Y, finalmente, también este Viaje tenía el horizonte del mundo, un mundo llamado a responder al desafío de una guerra “a pedazos” que la está amenazando. Y aquí el gran silencio de la visita a Auschwitz-Birkenau ha sido más elocuente de cualquier palabra. En aquel silencio he escuchado, he sentido la presencia de todas las almas que han pasado por ahí; he sentido la compasión, la misericordia de Dios, que algunas almas santas también han sabido llevar a este abismo. En aquel gran silencio he orado por todas la víctimas de la violencia y de la guerra. Y ahí, en aquel lugar, he comprendido más, más que nunca el valor de la memoria, no sólo como recuerdo de eventos pasados, sino como exhortación y responsabilidad para el hoy y el mañana, para que la semilla del odio y de la violencia no crezca en los surcos de la historia. Y en esta memoria de las guerras y de tantas heridas, de tanto dolor vivido, también existen hombres y mujeres, hoy, que sufren las guerras: tantos hermanos y hermanas nuestros. Mirando aquella crueldad, en aquel campo de concentración, he pensado enseguida a la crueldad de hoy, que se asemeja: no así concentrada como en aquel lugar, sino por todas partes en el mundo; este mundo que está enfermo de crueldad, de dolor, de guerra, de odio, de tristeza. Y por esto siempre les pido una oración: ¡que el Señor nos de la paz!
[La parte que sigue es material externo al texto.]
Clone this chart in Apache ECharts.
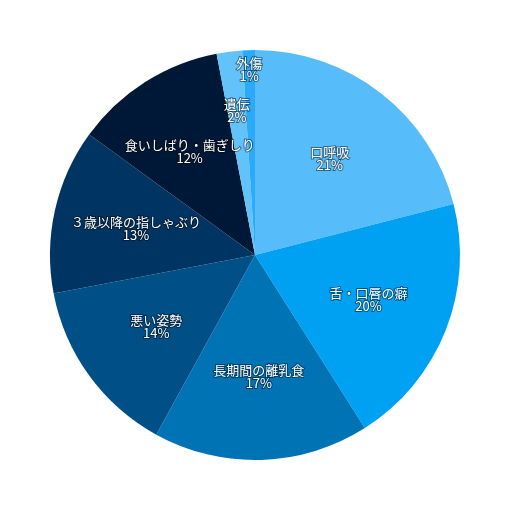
<!DOCTYPE html>
<html>
<head>
<meta charset="utf-8">
<script src="https://cdn.jsdelivr.net/npm/echarts@6/dist/echarts.min.js"></script>
<style>
html,body{margin:0;padding:0;background:#fff;}
#main{width:510px;height:510px;}
</style>
</head>
<body>
<div id="main"></div>
<script>
const categories = ['口呼吸', '舌・口唇の癖', '長期間の離乳食', '悪い姿勢', '３歳以降の指しゃぶり', '食いしばり・歯ぎしり', '遺伝', '外傷'];
const values = [21, 20, 17, 14, 13, 12, 2, 1];
const colors = ['#56bdfa', '#00a0f2', '#0073b5', '#004f87', '#003563', '#001838', '#62c2fa', '#2aaafa'];

const chart = echarts.init(document.getElementById('main'), null, {renderer: 'canvas'});
const RADIUS = 205;
const total = values.reduce((a, b) => a + b, 0);

function labelPos(i) {
  let cum = 0;
  for (let j = 0; j < i; j++) cum += values[j];
  const mid = (cum + values[i] / 2) / total * Math.PI * 2;
  const pct = values[i] / total * 100;
  const r = pct >= 5 ? RADIUS * 0.595 : RADIUS * (1.1 - 0.195 * pct);
  const cx = chart.getWidth() / 2, cy = chart.getHeight() / 2;
  return {x: cx + r * Math.sin(mid), y: cy - r * Math.cos(mid)};
}

chart.setOption({
  animation: false,
  backgroundColor: '#ffffff',
  series: [{
    type: 'pie',
    center: ['50%', '50%'],
    radius: [0, RADIUS],
    startAngle: 90,
    clockwise: true,
    avoidLabelOverlap: false,
    data: categories.map((c, i) => ({name: c, value: values[i], itemStyle: {color: colors[i]}})),
    itemStyle: {borderWidth: 0},
    label: {
      show: true,
      position: 'inside',
      formatter: p => p.name + '\n' + p.value + '%',
      color: '#ffffff',
      fontSize: 13,
      lineHeight: 13,
      fontFamily: '"Noto Sans CJK JP", "Noto Sans", sans-serif',
      textBorderColor: 'rgba(0,0,0,0.45)',
      textBorderWidth: 2,
      align: 'center'
    },
    labelLine: {show: false},
    labelLayout: function (p) {
      const pos = labelPos(p.dataIndex);
      return {x: pos.x, y: pos.y, align: 'center', verticalAlign: 'middle'};
    },
    emphasis: {disabled: true}
  }]
});
</script>
</body>
</html>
Por todo esto, agradezco al Señor y a la Virgen María. Y expreso nuevamente mi gratitud al Presidente de Polonia y a las Autoridades, al Cardenal Arzobispo de Cracovia y al entero Episcopado polaco, y a todos aquellos que, de mil formas, han hecho posible este evento, que ha ofrecido un signo de fraternidad y de paz a Polonia, a Europa y al mundo. También quisiera agradecer a los jóvenes voluntarios, que durante más de un año han trabajado para llevar adelante esto; y también a los medios de comunicación, a quienes trabajan en estos medios: muchas gracias por haber hecho que esta Jornada se viera en todo el mundo. Y aquí no puedo olvidarme de Anna Maria Jacobini, una periodista italiana que ha perdido la vida, improvisamente. Oremos también por ella, ella se ha ido en un acto de servicio. Gracias.